The force required to maintain an object at a constant speed in free space
is equal to
☐ the mass of the object
☐ the weight of the object
☑ zero
☐ the force required to stop it
☐ none of the above
Two teams are having a
tug-of-war, using a nylon rope with practically no mass. Team A (on the left) is
winning--both teams are accelerating to the left. What can you say about the
tension in the rope?
☐ It is higher on the left than on the right.
☐ It is higher on the right than on the left.
☑ It is constant throughout the rope.
You
slide a block of ice down a 45° ramp. There is no
friction between the ice and the ramp.

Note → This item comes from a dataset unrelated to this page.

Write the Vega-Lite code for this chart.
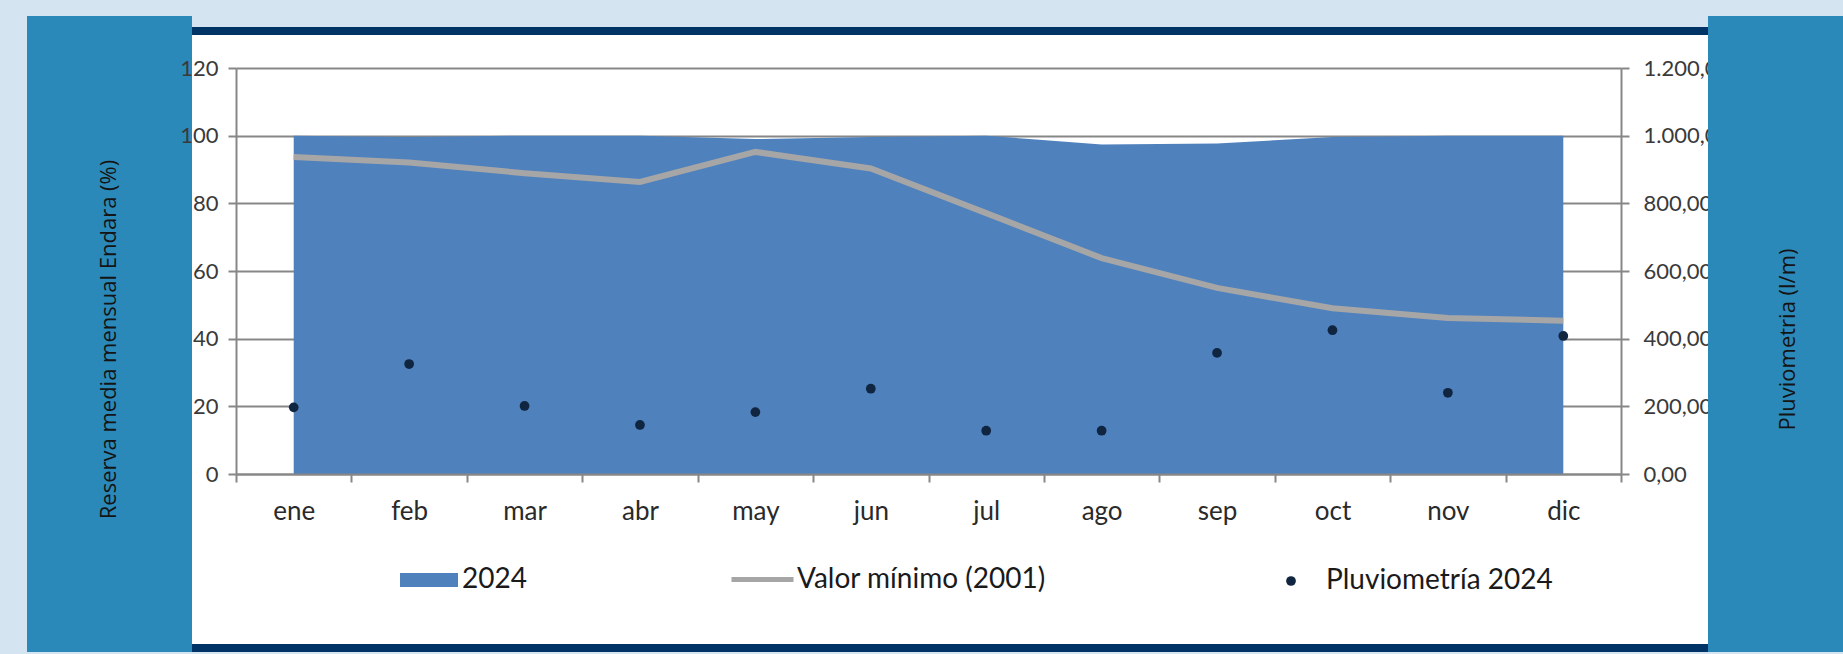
{
  "$schema": "https://vega.github.io/schema/vega-lite/v6.json",
  "background": "#D4E4F1",
  "padding": {"left": 27, "top": 16, "right": 0, "bottom": 2},
  "datasets": {
    "d": [
      {"mes": "ene", "reserva": 100, "minimo": 93.7, "pluvio": 197},
      {"mes": "feb", "reserva": 99.6, "minimo": 92.1, "pluvio": 325},
      {"mes": "mar", "reserva": 100, "minimo": 88.9, "pluvio": 201},
      {"mes": "abr", "reserva": 100, "minimo": 86.3, "pluvio": 145},
      {"mes": "may", "reserva": 99.0, "minimo": 95.2, "pluvio": 183},
      {"mes": "jun", "reserva": 99.6, "minimo": 90.3, "pluvio": 252},
      {"mes": "jul", "reserva": 100, "minimo": 77.1, "pluvio": 128},
      {"mes": "ago", "reserva": 97.4, "minimo": 63.8, "pluvio": 128},
      {"mes": "sep", "reserva": 97.7, "minimo": 55.0, "pluvio": 358},
      {"mes": "oct", "reserva": 99.6, "minimo": 49.0, "pluvio": 425},
      {"mes": "nov", "reserva": 100, "minimo": 46.1, "pluvio": 240},
      {"mes": "dic", "reserva": 100, "minimo": 45.3, "pluvio": 408}
    ]
  },
  "columns": 3,
  "spacing": 0,
  "bounds": "flush",
  "concat": [
    {"width": 165, "height": 11, "data": {"values": []}, "mark": "text", "view": {"fill": "#2B89B9", "stroke": null}},
    {"width": 1516, "height": 11, "data": {"values": []}, "mark": "text", "view": {"stroke": null}},
    {"width": 135, "height": 11, "data": {"values": []}, "mark": "text", "view": {"fill": "#2B89B9", "stroke": null}},

    {"width": 165, "height": 8, "data": {"values": []}, "mark": "text", "view": {"fill": "#2B89B9", "stroke": null}},
    {"width": 1516, "height": 8, "data": {"values": []}, "mark": "text", "view": {"fill": "#003466", "stroke": null}},
    {"width": 135, "height": 8, "data": {"values": []}, "mark": "text", "view": {"fill": "#2B89B9", "stroke": null}},

    {"width": 165, "height": 609, "data": {"values": []}, "mark": "text", "view": {"fill": "#2B89B9", "stroke": null},
     "title": {"text": "Reserva media mensual Endara (%)", "orient": "left", "anchor": "middle", "frame": "group", "offset": -104, "baseline": "middle", "font": "Open Sans", "fontSize": 22, "fontWeight": "normal", "color": "#141414"}},
    {
      "width": 1516,
      "height": 609,
      "view": {"fill": "white", "stroke": null},
      "data": {"name": "d"},
      "encoding": {
        "x": {
          "field": "mes", "type": "ordinal", "sort": null, "title": null,
          "scale": {"type": "band", "domain": ["ene","feb","mar","abr","may","jun","jul","ago","sep","oct","nov","dic"], "range": [44, 1429], "paddingInner": 0, "paddingOuter": 0},
          "axis": {"orient": "bottom", "offset": -170, "tickBand": "extent", "tickSize": 8, "tickWidth": 2, "tickColor": "#878787", "domainColor": "#878787", "domainWidth": 2, "labelAngle": 0, "labelPadding": 16, "labelFont": "Lato", "labelFontSize": 26, "labelColor": "#2a2a2a", "grid": false, "zindex": 1}
        }
      },
      "layer": [
        {
          "mark": {"type": "area", "opacity": 1},
          "encoding": {
            "y": {"field": "reserva", "type": "quantitative", "title": null,
              "scale": {"domain": [0, 120], "range": [439, 33], "nice": false, "zero": true},
              "axis": {"orient": "left", "offset": -44, "values": [0, 20, 40, 60, 80, 100, 120], "grid": true, "gridColor": "#878787", "gridWidth": 1.8, "domainColor": "#878787", "domainWidth": 2, "tickColor": "#878787", "tickWidth": 2, "tickSize": 8, "labelFont": "Lato", "labelFontSize": 22, "labelColor": "#3a3a3a", "labelPadding": 10, "labelFlush": false, "labelOverlap": false}},
            "fill": {"datum": "2024", "scale": {"range": ["#4F81BD"]},
              "legend": {"orient": "none", "legendX": 373, "legendY": 535, "title": null, "padding": 0, "symbolType": "M-1,-0.24H1V0.24H-1Z", "symbolSize": 3364, "symbolStrokeWidth": 0, "symbolOpacity": 1, "labelFont": "Lato", "labelFontSize": 28, "labelColor": "#1a1a1a", "labelOffset": 4, "labelLimit": 0}}
          }
        },
        {
          "mark": {"type": "line", "strokeWidth": 6},
          "encoding": {
            "y": {"field": "minimo", "type": "quantitative", "title": null,
              "scale": {"domain": [0, 120], "range": [439, 33], "nice": false, "zero": true},
              "axis": null},
            "stroke": {"datum": "Valor mínimo (2001)", "scale": {"range": ["#A6A6A6"]},
              "legend": {"orient": "none", "legendX": 702, "legendY": 530, "title": null, "padding": 0, "symbolType": "stroke", "symbolSize": 3844, "symbolStrokeWidth": 5, "symbolOpacity": 1, "labelFont": "Lato", "labelFontSize": 28, "labelColor": "#1a1a1a", "labelOffset": 1, "labelLimit": 0}}
          }
        },
        {
          "mark": {"type": "point", "filled": true, "size": 95, "color": "#0F2540", "opacity": 1},
          "encoding": {
            "y": {"field": "pluvio", "type": "quantitative", "title": null,
              "scale": {"domain": [0, 1200], "range": [439, 33], "nice": false},
              "axis": {"orient": "right", "offset": -87, "values": [0, 200, 400, 600, 800, 1000, 1200], "format": ",.2f", "grid": false, "domainColor": "#878787", "domainWidth": 2, "tickColor": "#878787", "tickWidth": 2, "tickSize": 8, "labelFont": "Lato", "labelFontSize": 22, "labelColor": "#3a3a3a", "labelPadding": 14, "labelFlush": false, "labelOverlap": false}},
            "shape": {"datum": "Pluviometría 2024", "scale": {"range": ["circle"]},
              "legend": {"orient": "none", "legendX": 1250, "legendY": 551, "title": null, "padding": 0, "symbolSize": 95, "symbolFillColor": "#0F2540", "symbolStrokeWidth": 0, "symbolOpacity": 1, "labelFont": "Lato", "labelFontSize": 28, "labelColor": "#1a1a1a", "labelOffset": 21, "labelLimit": 0}}
          }
        }
      ],
      "resolve": {"scale": {"y": "independent"}}
    },
    {"width": 135, "height": 609, "data": {"values": []}, "mark": "text", "view": {"fill": "#2B89B9", "stroke": null},
     "title": {"text": "Pluviometria (l/m)", "orient": "left", "anchor": "middle", "frame": "group", "offset": -102, "baseline": "middle", "font": "Open Sans", "fontSize": 22, "fontWeight": "normal", "color": "#141414"}},

    {"width": 165, "height": 8, "data": {"values": []}, "mark": "text", "view": {"fill": "#2B89B9", "stroke": null}},
    {"width": 1516, "height": 8, "data": {"values": []}, "mark": "text", "view": {"fill": "#003466", "stroke": null}},
    {"width": 135, "height": 8, "data": {"values": []}, "mark": "text", "view": {"fill": "#2B89B9", "stroke": null}}
  ],
  "config": {
    "view": {"stroke": null},
    "font": "Lato",
    "locale": {"number": {"decimal": ",", "thousands": ".", "grouping": [3], "currency": ["", " €"]}}
  }
}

The acceleration of the ice block down
the ramp will be
☐ greater than
☑ less than
☐ still equal to
the normal acceleration of gravity, 9.8 m/s2.
Ralph told me he was thinking about the penny and feather falling in
a vacuum. The penny and feather both fell at the same rate. He asked,
"Does this mean that the force on the penny and the force on the feather
are equal?" How would you answer his question? Be sure to explain
your answer.
No, the forces are not equal. The *accelerations* are equal, but since the net force = mass x acceleration, the net forces will not be equal. In this case, each object's net force is simply provided by its weight, w = mg, so you can see that the heavier object will have a larger net force.